Decisão sobre Pazuello estimula indisciplina e ameaça democracia, dizem ex-ministros da Defesa
O ex-ministro da Defesa Aldo Rebelo disse em entrevista à BBC News Brasil nesta quinta-feira (3/6) que a decisão do Exército de não punir o general e ex-ministro da Saúde Eduardo Pazuello após participar de protesto ao lado do presidente Jair Bolsonaro dá carta branca para que membros das Forças Armadas cometam irregularidades sem temer punições.
"Essas decisões envolvendo disciplina têm duas dimensões. Uma é a que alcança o indisciplinado impune. A outra é o que tem o efeito pedagógico, educativo, e alcança todas as Forças Armadas", afirmou.
O Exército divulgou nesta quinta que foi arquivado o procedimento administrativo referente à conduta do general Eduardo Pazuello ao participar de uma manifestação ao lado do presidente Jair Bolsonaro, em 23 de maio no Rio de Janeiro.
"Não restou caracterizada a prática de transgressão disciplinar por parte do General Pazuello" diz trecho da nota do Centro de Comunicação Social do Exército.
Na ocasião, o general e ex-ministro da Saúde do atual governo subiu ao carro de som ao lado do presidente, o elogiou e agradeceu o apoio do público.
Ele foi então acusado, inclusive pelo vice-presidente Hamilton Mourão, de desrespeitar as regras das Forças Armadas. No caso do Exército, seu Regulamento Disciplinar proíbe o militar da ativa de se manifestar publicamente a respeito de assuntos de natureza político-partidária sem que esteja autorizado previamente.
Para o ex-ministro Aldo Rebelo, a ausência de punição pode abrir uma brecha para que irregularidades sejam cometidas por membros de outras patentes das Forças Armadas.
"Ao não punir o general Pazuello por subir num palanque e fazer proselitismo ao lado do presidente, o Exército mostra que não constitui uma disciplina nem mesmo uma hierarquia. Enquanto os demais representantes (do Exército) receberam essa notícia como uma espécie de habeas corpus preventivo para cometer a mesma indisciplina. As consequências disso, como dizia o sábio Conselheiro Acácio, de Eça de Queiroz, vêm depois", disse o ex-ministro.
Ameaça à democracia
O também ex-ministro da Defesa Celso Amorim disse à BBC News Brasil que a decisão do Exército de absolver Pazuello põe em xeque a democracia brasileira.

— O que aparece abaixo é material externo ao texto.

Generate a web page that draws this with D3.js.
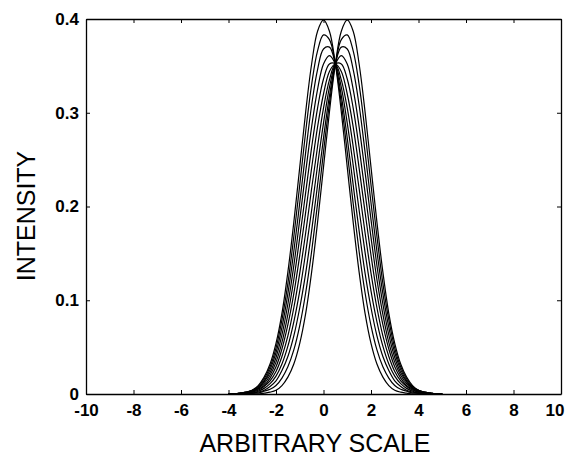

"Eu acho que a democracia fica muito ameaçada, pois quando essa força de última instância deixa de ser uma força de Estado e passa a ser de governo, de governante, isso é muito grave para o país. Eu até hoje só ouvia arruaça, barulho. Vai ter isso, vai ter aquilo e acabava. Mas como fato singular de ameaça à instituição, esse é o mais grave que eu vi. Hoje, ele (Bolsonaro) provou que é o Exército", afirmou Amorim.
Para ele, a decisão demonstra que o Exército foi personificado pelo presidente e que seus aliados não serão punidos.
"O grave nisso tudo é que as Forças Armadas, o Exército em particular, são uma instituição de Estado. A partir de hoje, elas passaram a ser uma instituição de governo e pessoas. Ela deixa de ser uma instituição que segue grandes linhas e normas do Estado Brasileiro, a Constituição e as leis, para passar a vontade do imperador", disse Amorim à reportagem.
No ponto de vista do ex-ministro Celso Amorim, esse foi o ato mais grave desde o início do governo Bolsonaro.
"Pode ser que, numa perspectiva de tempo, eu mude de opinião. Mas, do ponto de vista institucional, e olha que aconteceu muita coisa grave, mas o fato mais grave que eu vi nesse governo foi esse", afirmou Amorim.
Para ele, tanto Pazuello quanto Bolsonaro planejaram essa ação para provar a força do presidente e que o Exército é controlado pelo presidente da República.
"Isso foi proposital. Ele foi mandado lá para fazer isso para mostrar quem manda. Não tem impasse. Era um embate o que prevalece: a razão do Estado ou do governo. Prevaleceu a razão do governo, que, no caso, é a razão do governante. Isso é muito grave. É uma característica das ditaduras".
Amorim diz que o fato de Pazuello ser um membro de alta patente das Forças Armadas reforça o fato de ele saber dos riscos que corria ao participar do ato com Bolsonaro e que o ato foi planejado.
"Eu não posso provar nada, mas tudo indica. Porque um general de três estrelas sabe exatamente o que ele pode ou não pode fazer, de acordo com o regulamento. Se ele foi (ao protesto), ele sabia que teria consequências. E sabia que seria protegido. E quem o protege sabia que era o momento de demonstrar (sua força)", afirmou.